野村氏:そうですね。例えば、有機農法をやってみたいという農家はたくさんいて、化学薬品を使わない、あるいは使用を減らすということはCO2も減っているわけです。それを可視化し、ボランタリークレジット化して取引できるようにする支援もしていきます。これは、農業畜産のDX推進にもなり、『たたたん!』にもつながる取り組みです。きちんと考えて設計すれば、一次産業のDX推進、生産性の向上、収益性の向上、過疎化対策、雇用創出など、他の課題も連鎖的に解決できると思います。良い意味でのドミノですね。
――そんな連鎖を各地で起こせれば、とても良いですね。
カーボンニュートラル社会のインフラをつくっていく
――2020年の日本政府の宣言以降、「ゼロカーボンシティ宣言」をする自治体も増えていて、カーボンニュートラル社会の実現に向けて一歩一歩進んでいる印象があります。一方で、かつてのエコブームのような「ブーム感」もあるのですが、野村さんはどう感じていらっしゃいますか?

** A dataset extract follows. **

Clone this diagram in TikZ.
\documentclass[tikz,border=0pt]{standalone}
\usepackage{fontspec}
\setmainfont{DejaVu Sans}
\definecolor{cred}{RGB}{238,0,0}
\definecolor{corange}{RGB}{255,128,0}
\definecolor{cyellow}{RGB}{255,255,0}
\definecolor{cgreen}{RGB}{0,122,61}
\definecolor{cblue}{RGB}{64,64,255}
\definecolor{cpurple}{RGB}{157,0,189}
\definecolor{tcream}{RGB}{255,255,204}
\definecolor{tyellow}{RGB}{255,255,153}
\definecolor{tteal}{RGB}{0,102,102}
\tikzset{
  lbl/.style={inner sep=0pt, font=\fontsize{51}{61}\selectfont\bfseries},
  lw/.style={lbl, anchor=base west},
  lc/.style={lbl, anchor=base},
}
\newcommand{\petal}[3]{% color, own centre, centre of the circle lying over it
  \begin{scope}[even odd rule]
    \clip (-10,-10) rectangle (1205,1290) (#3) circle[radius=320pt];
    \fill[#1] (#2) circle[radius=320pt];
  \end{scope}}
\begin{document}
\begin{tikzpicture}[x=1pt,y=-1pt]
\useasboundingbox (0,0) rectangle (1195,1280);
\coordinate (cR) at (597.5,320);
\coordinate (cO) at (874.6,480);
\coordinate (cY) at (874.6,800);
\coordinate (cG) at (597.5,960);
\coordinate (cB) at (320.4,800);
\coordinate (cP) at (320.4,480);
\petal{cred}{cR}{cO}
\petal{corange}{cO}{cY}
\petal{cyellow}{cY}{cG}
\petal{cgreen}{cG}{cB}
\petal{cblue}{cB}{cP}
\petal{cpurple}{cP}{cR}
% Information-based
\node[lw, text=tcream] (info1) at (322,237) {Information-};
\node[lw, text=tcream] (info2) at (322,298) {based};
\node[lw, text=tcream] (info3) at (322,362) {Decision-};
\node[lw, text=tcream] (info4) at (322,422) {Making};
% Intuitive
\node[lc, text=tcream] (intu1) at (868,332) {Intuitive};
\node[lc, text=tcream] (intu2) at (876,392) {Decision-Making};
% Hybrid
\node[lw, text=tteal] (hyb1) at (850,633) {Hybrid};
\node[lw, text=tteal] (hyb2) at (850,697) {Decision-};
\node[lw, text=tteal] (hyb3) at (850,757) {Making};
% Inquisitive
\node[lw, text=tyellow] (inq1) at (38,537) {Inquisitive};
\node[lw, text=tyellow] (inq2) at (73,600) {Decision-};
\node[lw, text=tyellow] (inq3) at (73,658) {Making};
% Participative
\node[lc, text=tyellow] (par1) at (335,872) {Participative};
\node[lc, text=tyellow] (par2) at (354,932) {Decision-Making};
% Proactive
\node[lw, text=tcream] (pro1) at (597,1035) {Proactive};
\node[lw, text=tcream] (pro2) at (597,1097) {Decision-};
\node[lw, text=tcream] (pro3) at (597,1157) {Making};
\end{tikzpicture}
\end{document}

野村氏:ある種の「可視化ブーム」という側面もあると思います。CO2をどれだけ排出しているか算定することは大事ですが、それに終始してはいけない。一時的なブームや、間違った方向にいかないよう、私たちがカーボンニュートラル社会のインフラとなり、本来の目的を見失わないようにしたいですね。特にカーボンクレジットに関しては、暗号資産のブームのような投機的、マネーゲーム的にならないようにしたいです。
また、小さな一歩も大事なのですが、次の一歩も重要です。一歩進んだだけで留まってしまってはいけません。日本は、良くも悪くも丁寧すぎる面があります。丁寧さも必要なのですが、「次に進めよう」「だれもやってないなら、前例がないなら、自分たちでつくっちゃおう」という勇気も必要だと思います。あら捜しややらない理由は、いくらでもつくれてしまうわけですから。
今後、『こつこつ(CO2CO2)』以外にも続々と新しいものをリリースしていきたいのですが、そのためには人材が欠かせません。「事業開発をしたい人」や、ソリューション営業的に「マーケットをつくっていく思考のある人」「トライ&エラーのできる人」は、フィットすると思います。正解や決まった型がない仕事なので、面白く取り組んでいただけるのではないでしょうか。
私たちは、「大人のスタートアップ」ですので、学識研究者などの専門家ネットワークも豊富です。2023年の11月には、脱炭素対策の共創とボランタリークレジット市場の活性化を目指すための脱炭素経営イニシアティブを設立しました。設立記念セミナーでは、私の恩師で弊社のアドバイザーであり、J-クレジット制度認証委員会委員長でもある東京大学大学院工学系研究科の松橋隆治教授に講演していただきました。専門家の中の専門家が揃っているので、エビデンスのある事業展開が可能です。
このインタビューを読んでいただき、少しでも私たちの取り組みに共感いただける人がいれば、ぜひ一緒にお仕事をしたいですね。
――私になにかできることがあれば、ぜひご協力させてください。本日はありがとうございました。